ANALYSES

Tunisie : de la transition constitutionnelle à la transition démocratique ?

Interview
28 janvier 2014
Le point de vue de Béligh Nabli
La Tunisie a adopté sa nouvelle Constitution après deux ans de débats. Ce vote historique va-t-il permettre selon vous d’ouvrir la voie à des élections et permettre à la Tunisie de sortir de l’impasse politique ?

La Tunisie vient de fixer les fondements constitutionnels de sa République démocratique post-révolutionnaire. Le moment est historique. Sa charge symbolique est particulièrement forte pour le pays et un monde arabe traversé par un souffle contestataire né il y a trois ans, en Tunisie déjà. Une avancée certes laborieuse, mais dont l’aboutissement contraste avec les situations syrienne, égyptienne, libyenne…
On assiste en Tunisie à la fois à la conclusion d’une séquence et à l’ouverture d’un nouveau chapitre dans le (long) processus de transition démocratique que connait le pays depuis la chute du régime de Ben Ali (14 janvier 2011). Deux évènements concomitants marquent l’accélération de cette phase transitionnelle : d’un côté l’Assemblée nationale constituante (ANC) a fini par atteindre l’objectif pour lequel elle avait été élue il y a plus de deux (adoption de la nouvelle Constitution dans son intégralité, à la majorité de 200 voix contre 12 objections et quatre abstentions), de l’autre Ennahda ne dirige plus le gouvernement (mais reste en position de force au sein de l’ANC). Ces mêmes évènements – l’adoption de la constitution et la nomination d’un gouvernement de « techno-indépendants » – ouvre la voie à l’organisation de nouvelles élections législatives et présidentielle, dont les résultats demeurent pour le moins incertains.

D’une part, la nouvelle Constitution fait référence à l’islam sans pour autant adopter la charia. D’autre part, le texte garantit le respect des droits humains et des libertés. Cet équilibre est-il une réelle avancée pour la consolidation d’une démocratie tunisienne ?

Norme juridique suprême de l’Etat, la Constitution est également un texte définissant un Contrat social et l’identité nationale. Or la réalité plurielle qui traverse la société tunisienne est complexe et contradictoire. Dès lors, la Loi fondamentale ne pouvait être que le produit d’un compromis entre les forces politico-sociales du pays.
Le fait remarquable réside dans l’acceptation – forcée – de l’art du compromis par une assemblée dominée par les islamistes.
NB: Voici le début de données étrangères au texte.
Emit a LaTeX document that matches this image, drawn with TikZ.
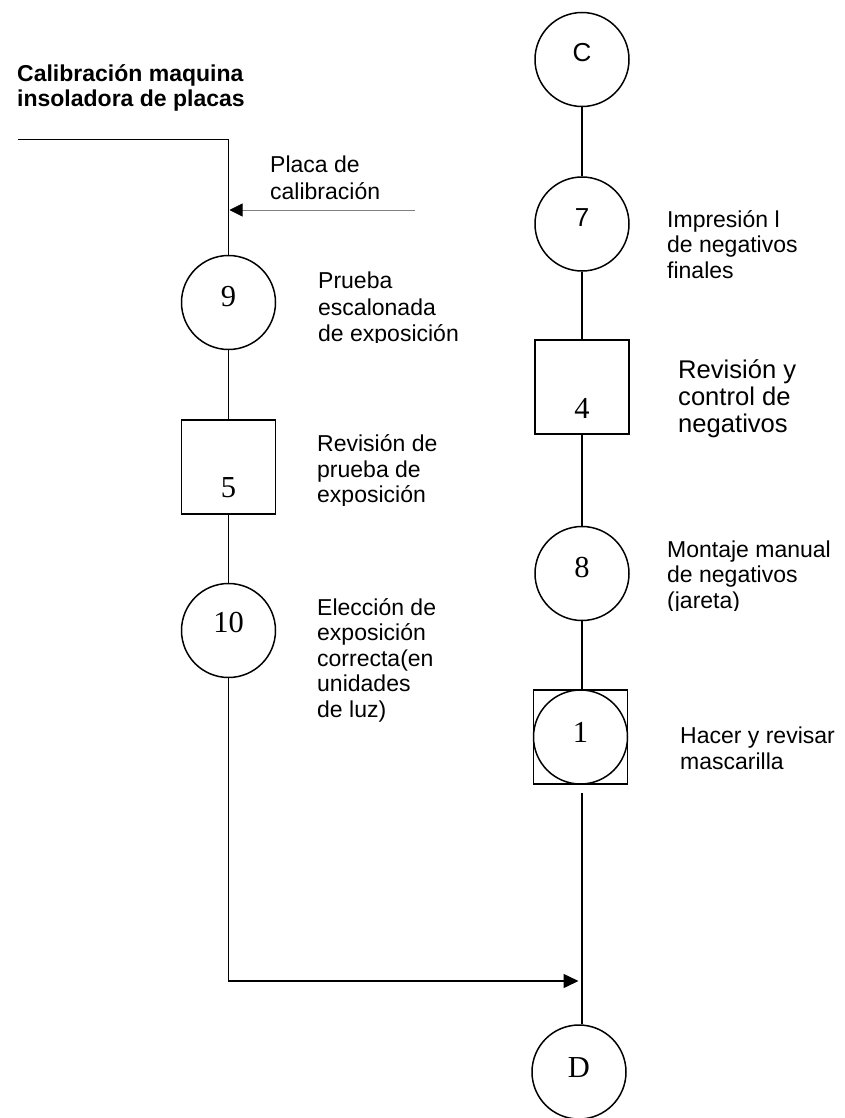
\documentclass[tikz,border=0pt]{standalone}
\usepackage{fontspec}
\setmainfont{Liberation Serif}
\setsansfont{Liberation Sans}
\usetikzlibrary{arrows.meta}
\begin{document}
\begin{tikzpicture}[x=1pt,y=-1pt,
  opcircle/.style={draw, circle, minimum size=94pt, inner sep=0pt, line width=1.5pt},
  inspbox/.style={draw, rectangle, minimum size=94pt, inner sep=0pt, line width=1.5pt},
  num/.style={font=\fontsize{30.5}{30.5}\selectfont, inner sep=0pt},
  numsf/.style={font=\sffamily\fontsize{26}{26}\selectfont, inner sep=0pt},
  lbl/.style={font=\sffamily\fontsize{23}{25.5}\selectfont, inner sep=0pt, anchor=north west, align=left},
  lblloose/.style={font=\sffamily\fontsize{23}{26.5}\selectfont, inner sep=0pt, anchor=north west, align=left},
  lblbig/.style={font=\sffamily\fontsize{25.6}{25.5}\selectfont, inner sep=0pt, anchor=north west, align=left},
  heading/.style={font=\sffamily\bfseries\fontsize{23}{23.3}\selectfont, inner sep=0pt, anchor=north west, align=left},
  flow/.style={draw, line width=1.5pt},
  feed/.style={draw=gray, line width=0.8pt, -{Triangle[length=13pt,width=13pt,black]}},
  joinarrow/.style={flow, -{Triangle[length=15pt,width=14pt]}},
]
\useasboundingbox[fill=white] (0,0) rectangle (844,1118);

% heading
\node[heading] (title) at (17,64.4) {\strut Calibración maquina\\\strut insoladora de placas};

% left column: plate calibration
\node[opcircle] (c9) at (228.5,302.5) {};
\node[num] (t9) at (228.5,297) {9};
\node[inspbox] (b5) at (228.5,467) {};
\node[num] (t5) at (228.5,487.5) {5};
\node[opcircle] (c10) at (228.5,630.5) {};
\node[num] (t10) at (228.5,623) {10};

% right column: negatives
\node[opcircle] (cC) at (582,59.5) {};
\node[numsf] (tC) at (582,52.5) {C};
\node[opcircle] (c7) at (582,224) {};
\node[numsf] (t7) at (582,218) {7};
\node[inspbox] (b4) at (582,387) {};
\node[num] (t4) at (582,408) {4};
\node[opcircle] (c8) at (582,573.5) {};
\node[num] (t8) at (582,567.5) {8};
\node[inspbox] (b1) at (580.5,737) {};
\node[opcircle] (c1) at (580.5,737) {};
\node[num] (t1) at (580.5,732) {1};
\node[opcircle] (cD) at (579,1072) {};
\node[num] (tD) at (579,1067.5) {D};

% descriptions
\node[lblloose] (lplaca) at (270,154.15) {\strut Placa de\\\strut calibración};
\begin{scope}
  \clip (300,250) rectangle (480,342.5);
  \node[lblloose] (l9) at (318,269.75) {\strut Prueba\\\strut escalonada\\\strut de exposición};
\end{scope}
\begin{scope}
  \clip (300,420) rectangle (480,505);
  \node[lbl] (l5) at (317,433.85) {\strut Revisión de\\\strut prueba de\\\strut exposición};
\end{scope}
\node[lbl] (l10) at (317,597.15) {\strut Elección de\\\strut exposición\\\strut correcta(en\\\strut unidades\\\strut de luz)};
\node[lbl] (l7) at (667,209.15) {\strut Impresión l\\\strut de negativos\\\strut finales};
\node[lblbig] (l4) at (678,359.15) {\strut Revisión y\\\strut control de\\\strut negativos};
\begin{scope}
  \clip (650,520) rectangle (844,610);
  \node[lbl] (l8) at (667,539.15) {\strut Montaje manual\\\strut de negativos\\\strut (jareta)};
\end{scope}
\node[lblloose] (l1) at (680,724.45) {\strut Hacer y revisar\\\strut mascarilla};

% connectors, left column
\coordinate (entry) at (17.5,139.5);
\draw[flow] (entry) -| (c9.north);
\coordinate (plate) at (415,210);
\coordinate (platein) at (229.5,210);
\draw[feed] (plate) -- (platein);
\draw[flow] (c9.south) -- (b5.north);
\draw[flow] (b5.south) -- (c10.north);
\coordinate (merge) at (582,981);
\draw[joinarrow, shorten >=3.5pt] (c10.south) |- (merge);

% connectors, right column
\draw[flow] (cC.south) -- (c7.north);
\draw[flow] (c7.south) -- (b4.north);
\draw[flow] (b4.south) -- (c8.north);
\draw[flow] (c8.south) -- (c8.south |- b1.north);
\draw[flow, shorten <=8pt] (b1.south -| c8.south) -- (cD.north -| c8.south);
\end{tikzpicture}
\end{document}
Ces derniers ont pris acte de la contre-productivité ou inefficacité de la logique du rapport de force systématique. Le passage en force aurait abouti à une impasse. L’exemple égyptien en témoigne. Finalement, le texte constitutionnel est dans sa globalité un texte de compromis entre les deux versants de la société tunisienne, l’un islamo-conservateur et l’autre progressiste ou moderniste.
Outre la question récurrente et obsessionnelle de la place de l’islam, l’enjeu du texte constitutionnel est aussi de savoir s’il permet de garantir l’avènement d’une démocratie moderne en Tunisie. La réponse dépendra d’abord et avant tout de l’attitude des acteurs politiques qui auront à l’interpréter et à l’appliquer. La question se pose au regard des expériences « Bourguibiste » puis « Benaliste » : le texte constitutionnel de l’époque n’a pas empêché la dérive autoritaire et liberticide du pouvoir de Carthage…

Le nouveau gouvernement a été composé par le ministre de l’Industrie, Mehdi Jomââ, qui n’a choisi que des personnalités apolitiques. A quels enjeux ce nouveau gouvernement va-t-il être confronté ?

Outre sa mission en vue de l’organisation des prochaines élections législatives et présidentielle, le gouvernement va se trouver confronté à une situation économique et sociale très difficile. Ses choix ou décisions auront du mal à infléchir ou peser sur les données macro-économiques du pays (niveaux de croissance, d’inflation, d’investissements étrangers, mais aussi équilibre commercial…) dans un laps de temps très court. Il peut néanmoins tenter de redonner confiance aux opérateurs économiques nationaux et étrangers, en faisant montre d’une capacité de gouvernance qui a fait défaut aux islamistes. Sur le front social, le chômage endémique pèse comme une épée de Damoclès sur la démocratie naissante : des révoltes populaires et localisées ne sont pas à exclure, notamment dans la banlieue de Tunis et dans les territoires intérieurs où les populations subissent de plein fouet une envolée de l’inflation et l’augmentation d’un certain nombre de taxes ou d’imposition. Enfin, sur le plan sécuritaire, la menace terroriste des salafo-djihadistes demeure d’actualité. La lutte contre ces forces déstabilisatrices passe par le renforcement de la surveillance des frontières avec l’Algérie et la Libye, et par une remobilisation (déjà amorcée) des forces de l’ordre.